FEMA announced earlier this week that it was freezing some disaster aid to Missouri and the South so it could provide immediate help on the East Coast after Hurricane Irene. With the agency’s disaster fund at less than $1 billion, FEMA also said it was holding some money back to respond to any additional natural disasters this year.
Victims of the May tornado that killed 160 people in Joplin and other disasters will continue to get individual aid for such things as temporary housing and debris removal, the agency said. But help with long-term rebuilding projects has been placed on hold until Congress allocates more money to the disaster fund.
The announcement created confusion and concern in Joplin and Missouri communities damaged by widespread flooding from the Mississippi and Missouri rivers.

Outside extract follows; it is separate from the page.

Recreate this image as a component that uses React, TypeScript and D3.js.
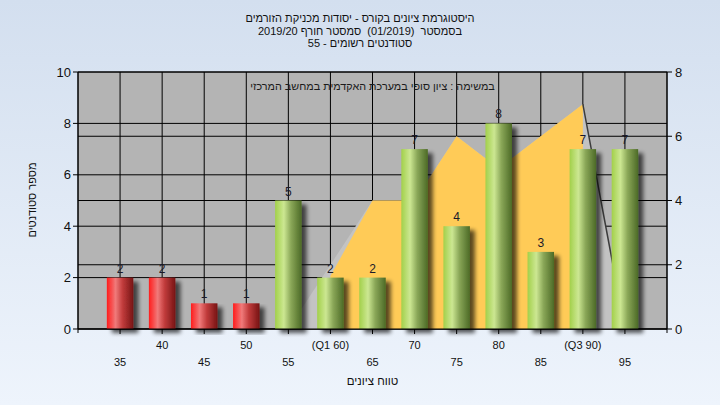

Those areas are counting on “significant support from the federal government” and “need certainty and clarity about the federal resources that will be available,” Gov. Jay Nixon said in his letter.
Nixon asked FEMA for details on which projects would be affected immediately by the funding freeze, which ones could be affected down the road and which ones wouldn’t be affected at all.
FEMA spokesman Bob Josephson said the letter is being reviewed and the agency will respond to the governor in a timely manner.
FEMA’s cash crunch comes as the hurricane season is just getting fired up, Fugate told reporters Monday, and there needs to be money available to respond to whatever disaster comes next.
“Going into September being the peak part of hurricane season, and with Irene, we didn’t want to get to the point where we would not have the funds to continue to support the previous impacted survivors as well as respond to the next disaster,” Josephson said.